Without proper governance, even the most advanced cloud data platform can become a liability. Before implementation, organisations must assess their data architecture, security, and compliance to identify gaps and ensure alignment with business goals. Establishing clear data governance, including defining data quality standards, ownership models, and security frameworks, is essential for maintaining transparency, security, and regulatory compliance. 


Key considerations include tracking data lineage to enhance visibility, implementing access controls to safeguard sensitive information, and developing compliance strategies that meet industry regulations. A strong governance model not only mitigates risks but also ensures organisations can efficiently scale their data operations, driving innovation and long-term success.

3. Driving Cultural and Skill Transformation

Technology adoption is rarely hindered by technical obstacles; it’s organisational challenges that pose the greatest risk. Investing in change management and fostering a data-driven culture are crucial. Successful organisations ensure: 

  • Business users are trained to self-serve analytics 
  • Technical teams develop cloud-native expertise 
  • Employees embrace a data-first mindset through targeted training and engagement 

When teams feel confident leveraging data, adoption rates soar and business impact increases.
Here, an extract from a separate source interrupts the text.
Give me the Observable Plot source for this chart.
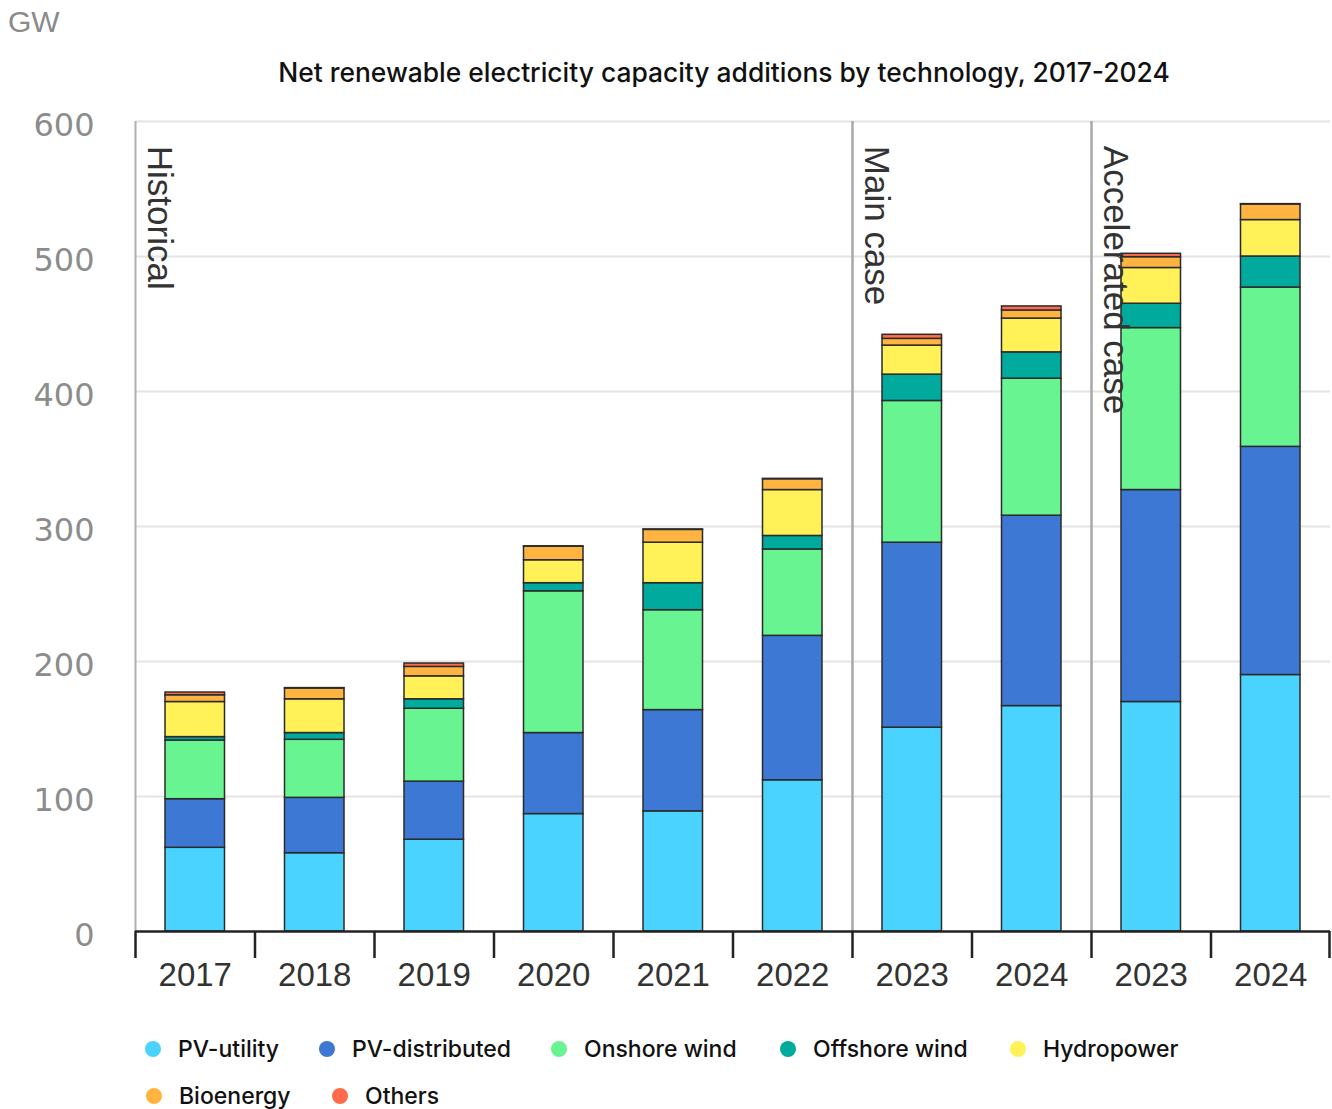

4. Implement in Phases, not all at Once

Trying to transform an entire data ecosystem at once can be overwhelming and risky. Instead, organisations should take a step-by-step approach: 

  1. Start with a specific business domain or use case Focus on one area to test feasibility and ensure alignment with business goals. 
  2. Prove value and build confidence Demonstrate tangible benefits through measurable improvements in efficiency, decision-making, or customer insights. 
  3. Expand capabilities gradually Scale adoption carefully, refining processes to minimise disruption while strengthening data-driven practices. 
  4. Establish a sustainable data culture Define clear roles, enhance data literacy, foster collaboration, and track progress using key performance indicators (KPIs) to ensure ongoing success. This phased strategy mitigates risks, builds momentum, and embeds data-driven decision-making across the organisation for long-term impact.
5. Designing for Scalability and Flexibility

To stay competitive and responsive to market changes, businesses need a modern, cloud-based data platform that enables rapid testing, validation, and innovation. More than just meeting today’s needs, the ideal platform must anticipate future demands. Organisations should design with: 

  • Cloud-native architectures for seamless adaptability 
  • API-first frameworks to enhance interoperability 
  • Flexible governance models that balance control and accessibility 

By building a scalable foundation, organisations ensure their data infrastructure remains resilient and ready for evolving technologies.

6. Ensuring Executive Sponsorship and Collaboration

A data-driven approach ensures that decisions at every level of an organisation are based on reliable insights. Trust in data is crucial, requiring the right technology to collect, model, and present information effectively, as well as ensuring users have the skills to interpret it correctly. 

 

However, successful data platform adoption isn’t just an IT initiative. It demands leadership commitment and collaboration across business units. Strong executive sponsorship, alignment between IT and data teams, and dismantling internal silos are all essential for driving impact. Organisations that treat their data platform as a strategic product, rather than just infrastructure, unlock greater business value and innovation.